The use of the Mohr-Coulomb model with residual parameters, although simplified, also follows a common approach in studies such as Ulrich et al. (2015), particularly in preliminary sensitivity analyses. The literature supports the notion that, even with such simplification, realistic responses can be obtained, provided that the model is adequately calibrated and the adopted values fall within experimentally observed ranges for similar materials.

Conclusion

This study presented an application of the Material Point Method (MPM) as a numerical tool to simulate the hypothetical failure of a tailings stack subjected to large deformations.
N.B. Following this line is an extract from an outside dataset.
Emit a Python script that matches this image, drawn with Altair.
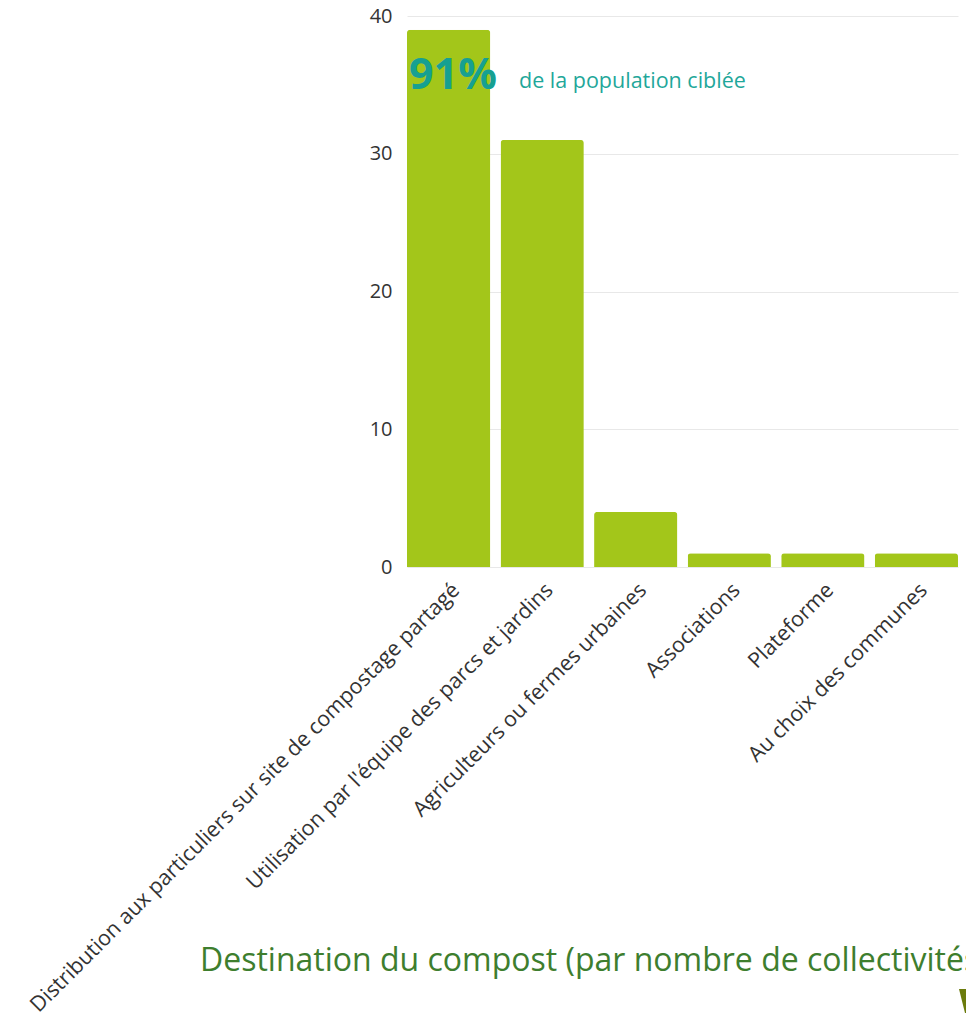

The approach demonstrated a strong capability to represent the dynamic behavior of the structure under post-failure conditions, particularly with respect to the evolution of tailings mobilization and the sensitivity of the results to variations in residual strength.

The adopted methodology, based on two-dimensional modeling using Anura3D, proved effective for investigating failure propagation mechanisms and evaluating the impact of different boundary conditions and computational parameters on run-out and the global stability of the stack. Preliminary analysis indicates that the proper definition of residual strength parameters is critical for realistic prediction of post-failure behavior, a point widely acknowledged in specialized literature.

In addition, it was observed that the numerical parameters adopted in the simulations such as timestep control and artificial damping, exert a direct influence on result quality, requiring careful calibration to ensure the reliability of the model’s responses.

As for the next steps, the study aims to present the quantitative results of the simulations in progress, detailing the implications of the different scenarios analyzed. It is believed that this work will contribute to the advancement of numerical modeling techniques applied to tailings management, providing relevant insights for risk assessment in critical geotechnical structures.

It is important to highlight, however, that despite the usefulness of numerical modeling via MPM in representing failure and propagation phenomena, this type of analysis presents significant limitations when compared to real failure events. Among these are geometric idealizations, simplification of constitutive models, lack of hydro-mechanical coupling, and uncertainties in the definition of geotechnical parameters under critical conditions. Therefore, the results should be interpreted as indicative trends rather than deterministic predictions of the actual behavior of such structures.